Nazareth may be a dump but still home

I am sending this blog from just ten minutes walk away from the most religious road in the country! In terms of the sheer number of the places of worship, those with planning permission or otherwise, nowhere can rival the Old Kent Road, otherwise known as the equal cheapest property on my Monopoly board. No less than 25 black majority churches in just one mile and a half, along with all the other congregations!

You can see why church attendance in Greater London grew by 16% between 2005 and 2012. Now some 9% of the capital’s population are in church on Sunday. Again, during that time the number of places of worship in our capital city has risen by 17% from 4,100 to 4,800, mostly through immigration.

Speaking north of the river last week Archbishop Justin spoke of the shock of returning to London, the place where he was born and raised, after an absence of 24 years. “It has as much buzz and excitement as any major financial centre,” he recounts. Innovative and brilliant, London draws in talent from all over the world. And today it is “unimaginatively more cosmopolitan.”

Which means that London is different, very different from the rest of the country. You have the sense of being at the centre of things. The big problem is that it sucks in resources from the rest of the nation, from the rest of the world even, often drawing in the brightest and best of our young people. I came across this only earlier this week through taking a funeral in the parish.

Certainly over the years our church’s youth ministry, particularly in Heswall and Rochdale, has been a gift to the church in the South East.

And as Archbishop Justin, with his recent ministry in Liverpool and Newcastle, can testify – the gap is growing. He observes that wealth in London is not replicated in most of the UK with the result that it is in danger of developing a culture of passing by. Our capital city is in danger of becoming detached from the rest of the country and dismissive of the problems out there in the sticks. An unhealthy situation.

Not that the inhabitants of Jerusalem were any better. They were only too conscious of living in the city of the great King. And prophet after prophet warned the people of Zion not to presume of their status. Jesus wept over Jerusalem. Privilege always means responsibility; status must mean service.

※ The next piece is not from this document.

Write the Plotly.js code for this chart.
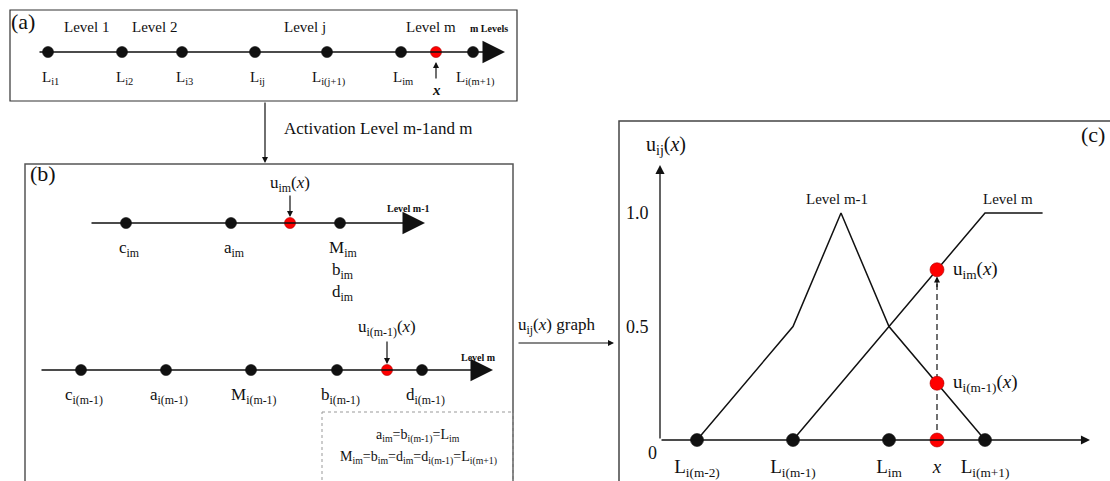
<!DOCTYPE html>
<html><head><meta charset="utf-8">
<script src="https://cdn.plot.ly/plotly-3.0.1.min.js"></script>
<style>html,body{margin:0;padding:0;background:#fff}#chart{width:1110px;height:481px}</style>
</head><body><div id="chart"></div>
<script>
// ---------- Panel (a): m levels on one axis ----------
const aLevelNames = ['Level 1', 'Level 2', 'Level j', 'Level m'];
const aPointLabels = ['L<sub>i1</sub>', 'L<sub>i2</sub>', 'L<sub>i3</sub>', 'L<sub>ij</sub>', 'L<sub>i(j+1)</sub>', 'L<sub>im</sub>', 'L<sub>i(m+1)</sub>'];
const aPointPos = [48, 122, 182, 255, 327, 401, 473];
const aInputPos = 436;

// ---------- Panel (b): activated levels ----------
const bUpperLabels = ['c<sub>im</sub>', 'a<sub>im</sub>', 'M<sub>im</sub>'];
const bUpperPos = [126, 231, 340];
const bUpperStack = ['b<sub>im</sub>', 'd<sub>im</sub>'];
const bUpperInput = 290;
const bLowerLabels = ['c<sub>i(m-1)</sub>', 'a<sub>i(m-1)</sub>', 'M<sub>i(m-1)</sub>', 'b<sub>i(m-1)</sub>', 'd<sub>i(m-1)</sub>'];
const bLowerPos = [81, 166, 251, 337, 422];
const bLowerInput = 387;
const bNoteLines = ['a<sub>im</sub>=b<sub>i(m-1)</sub>=L<sub>im</sub>', 'M<sub>im</sub>=b<sub>im</sub>=d<sub>im</sub>=d<sub>i(m-1)</sub>=L<sub>i(m+1)</sub>'];

// ---------- Panel (c): membership graph ----------
const cTickLabels = ['L<sub>i(m-2)</sub>', 'L<sub>i(m-1)</sub>', 'L<sub>im</sub>', '<i>x</i>', 'L<sub>i(m+1)</sub>'];
const cTickPos = [1, 2, 3, 3.5, 4];
const cLevelPos = [1, 2, 3, 4];
const levelM1X = [1, 2, 2.5, 3, 4];
const levelM1Y = [0, 0.5, 1, 0.5, 0];
const levelMX = [2, 4, 4.6];
const levelMY = [0, 1, 1];
const xInput = 3.5;
const uIm = 0.75;
const uIm1 = 0.25;
const cYTicks = [0.5, 1.0];
const cYTickText = ['0.5', '1.0'];

// ---------- helpers ----------
const FAM = 'Liberation Serif';
const INK = '#111';
function T(text, x, y, size, extra) {
  return Object.assign({text: text, x: x, y: y, xref: 'x', yref: 'y', showarrow: false,
    font: {family: FAM, size: size, color: INK}}, extra || {});
}
function A(x0, y0, x1, y1, size, width, refx, refy) {
  return {x: x1, y: y1, ax: x0, ay: y0, xref: refx || 'x', yref: refy || 'y',
    axref: refx || 'x', ayref: refy || 'y', text: '', showarrow: true,
    arrowhead: 2, arrowsize: size, arrowwidth: width, arrowcolor: INK};
}
function dots(xs, y, color, size, xa, ya) {
  return {type: 'scatter', mode: 'markers', x: xs, y: xs.map(() => y),
    xaxis: xa || 'x', yaxis: ya || 'y', cliponaxis: false, hoverinfo: 'skip',
    marker: {color: color, size: size, line: {color: color === 'red' ? '#a00' : INK, width: 0.6}}};
}

const traces = [];
const ann = [];
const shapes = [];

// Panel (a)
shapes.push({type: 'rect', xref: 'x', yref: 'y', x0: 10, y0: 10, x1: 517, y1: 101, line: {color: '#333', width: 1.2}});
ann.push(T('(a)', 23, 21, 22));
const aLevelX = [86, 154, 305, 431];
aLevelNames.forEach((t, i) => ann.push(T(t, aLevelX[i], 27, 15)));
ann.push(T('<b>m Levels</b>', 489, 28, 10));
ann.push(A(38, 52, 505, 52, 3, 1.5));
traces.push(dots(aPointPos, 52, INK, 11));
traces.push(dots([aInputPos], 52, 'red', 11));
aPointLabels.forEach((t, i) => ann.push(T(t, aPointPos[i] + 2, 78, 15)));
ann.push(A(aInputPos, 80, aInputPos, 62, 1, 1.2));
ann.push(T('<b><i>x</i></b>', aInputPos, 90, 15));

// arrow a -> b
ann.push(A(265, 101, 265, 163, 1, 1.2));
ann.push(T('Activation Level m-1and m', 282, 128, 17, {xanchor: 'left'}));

// Panel (b)
shapes.push({type: 'rect', xref: 'x', yref: 'y', x0: 25, y0: 164, x1: 513, y1: 498, line: {color: '#555', width: 1.5}});
shapes.push({type: 'rect', xref: 'x', yref: 'y', x0: 322, y0: 412, x1: 513, y1: 498, line: {color: '#999', width: 1, dash: 'dot'}});
ann.push(T('(b)', 43, 173, 22));
ann.push(A(90, 223, 425, 223, 3, 1.5));
ann.push(T('<b>Level m-1</b>', 408, 208, 10));
traces.push(dots(bUpperPos, 223, INK, 11));
traces.push(dots([bUpperInput], 223, 'red', 11));
bUpperLabels.forEach((t, i) => ann.push(T(t, bUpperPos[i] + 3, 249, 17)));
bUpperStack.forEach((t, i) => ann.push(T(t, bUpperPos[2] + 3, 271 + 22 * i, 17)));
ann.push(T('u<sub>im</sub>(<i>x</i>)', bUpperInput, 184, 17));
ann.push(A(bUpperInput, 194, bUpperInput, 217, 1, 1.2));

ann.push(A(40, 370, 493, 370, 3, 1.5));
ann.push(T('<b>Level m</b>', 478, 357, 10));
traces.push(dots(bLowerPos, 370, INK, 11));
traces.push(dots([bLowerInput], 370, 'red', 11));
bLowerLabels.forEach((t, i) => ann.push(T(t, bLowerPos[i] + 3, 396, 17)));
ann.push(T('u<sub>i(m-1)</sub>(<i>x</i>)', bLowerInput, 328, 17));
ann.push(A(bLowerInput, 340, bLowerInput, 364, 1, 1.2));
bNoteLines.forEach((t, i) => ann.push(T(t, 418, 436 + 22 * i, 14)));

// arrow b -> c
ann.push(T('u<sub>ij</sub>(<i>x</i>) graph', 516, 326, 17, {xanchor: 'left'}));
ann.push(A(517, 343, 614, 343, 1, 1.2));

// Panel (c)
shapes.push({type: 'rect', xref: 'x', yref: 'y', x0: 619, y0: 121, x1: 1115, y1: 498, line: {color: '#444', width: 1.5}});
ann.push(T('(c)', 1093, 134, 22));
ann.push(T('u<sub>ij</sub>(<i>x</i>)', 666, 145, 20));
ann.push(T('0', 652, 453, 18));
const xO = 0.6146;
ann.push(A(xO, 0, 5.094, 0, 1.4, 1.3, 'x2', 'y2'));
ann.push(A(xO, 0, xO, 1.2115, 1.4, 1.3, 'x2', 'y2'));
traces.push({type: 'scatter', mode: 'lines', x: levelM1X, y: levelM1Y, xaxis: 'x2', yaxis: 'y2',
  cliponaxis: false, hoverinfo: 'skip', line: {color: INK, width: 1.5}});
traces.push({type: 'scatter', mode: 'lines', x: levelMX, y: levelMY, xaxis: 'x2', yaxis: 'y2',
  cliponaxis: false, hoverinfo: 'skip', line: {color: INK, width: 1.5}});
traces.push({type: 'scatter', mode: 'lines', x: [xInput, xInput], y: [0, uIm - 0.035], xaxis: 'x2', yaxis: 'y2',
  cliponaxis: false, hoverinfo: 'skip', line: {color: INK, width: 1.2, dash: '6px,4px'}});
ann.push({x: xInput, y: uIm - 0.03, xref: 'x2', yref: 'y2', ax: 0, ay: 12, text: '', showarrow: true,
  arrowhead: 2, arrowsize: 1, arrowwidth: 1.2, arrowcolor: INK});
traces.push(dots(cLevelPos, 0, INK, 13, 'x2', 'y2'));
traces.push({type: 'scatter', mode: 'markers', x: [xInput, xInput, xInput], y: [0, uIm1, uIm],
  xaxis: 'x2', yaxis: 'y2', cliponaxis: false, hoverinfo: 'skip',
  marker: {color: 'red', size: 14, line: {color: '#a00', width: 0.6}}});
ann.push(Object.assign(T('u<sub>im</sub>(<i>x</i>)', xInput, uIm, 19, {xanchor: 'left', xshift: 14}), {xref: 'x2', yref: 'y2'}));
ann.push(Object.assign(T('u<sub>i(m-1)</sub>(<i>x</i>)', xInput, uIm1, 19, {xanchor: 'left', xshift: 14}), {xref: 'x2', yref: 'y2'}));
ann.push(Object.assign(T('Level m-1', 2.46, 1.06, 15), {xref: 'x2', yref: 'y2'}));
ann.push(Object.assign(T('Level m', 4.24, 1.06, 15), {xref: 'x2', yref: 'y2'}));

const layout = {
  width: 1110, height: 481,
  margin: {l: 0, r: 0, t: 0, b: 0},
  paper_bgcolor: '#fff', plot_bgcolor: 'rgba(0,0,0,0)',
  showlegend: false,
  font: {family: FAM, color: INK},
  xaxis: {domain: [0, 1], range: [0, 1110], visible: false, fixedrange: true},
  yaxis: {domain: [0, 1], range: [481, 0], visible: false, fixedrange: true},
  xaxis2: {domain: [660 / 1110, 1], range: [xO, xO + 450 / 96], anchor: 'y2',
    showgrid: false, zeroline: false, showline: false,
    tickvals: cTickPos, ticktext: cTickLabels, ticks: 'outside', ticklen: 9, tickcolor: 'rgba(0,0,0,0)',
    tickfont: {family: FAM, size: 19, color: INK}, fixedrange: true},
  yaxis2: {domain: [41 / 481, 360 / 481], range: [0, 319 / 227], anchor: 'x2',
    showgrid: false, zeroline: false, showline: false,
    tickvals: cYTicks, ticktext: cYTickText, ticks: 'outside', ticklen: 7, tickcolor: 'rgba(0,0,0,0)',
    tickfont: {family: FAM, size: 18, color: INK}, fixedrange: true},
  shapes: shapes,
  annotations: ann
};
Plotly.newPlot('chart', traces, layout, {staticPlot: true, displayModeBar: false});
</script></body></html>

Even so the ruling elite of Jerusalem mocked the disciples of Jesus, people from up north with their pronounced Galilean accents, “unschooled, ordinary men” (Acts 4:13). The Zion-centric Sadducees in particular were contemptuous of provincial people, especially the Pharisees.

Archbishop Justin and his wife may well have been shocked at their return to London, no less shocked than when Jacqui and I moved from Heswall, a much-sought out location in Cheshire, to Rochdale just as the last cotton mill was closing. I don’t know the situation today but then, in 1984, Rochdale was at the very bottom of the Daily Telegraph league of education authorities.

We also moved during a very cold and wet February when the melting snow revealed an incredible amount of litter and street debris. The days were indeed dark in every sense of the word. (For the record, those initial impressions were misplaced).

During those first few months I kept saying to myself “Nazareth was a dump too!” For on hearing where Jesus came from, Nathaniel exclaimed: ‘Nazareth! Can anything good come from there?’ (John 1:46).

And yet it was Nazareth which was home to Jesus. Nazareth of all places, not even mentioned in the Old Testament, not even a footnote, not in any document anywhere! As one commentator observes, the wonder is that Nathaniel had even heard of the place. The best estimate places its population then at about 480.

And yet it was to Nazareth that God chose to be the place which would be the home town for the Messiah, the saviour of the world. As always God does things differently, in fact the very opposite that we would expect. We look one way; he comes from the other.

Jesus may be Lord of all but he will forever be known as Jesus of Nazareth.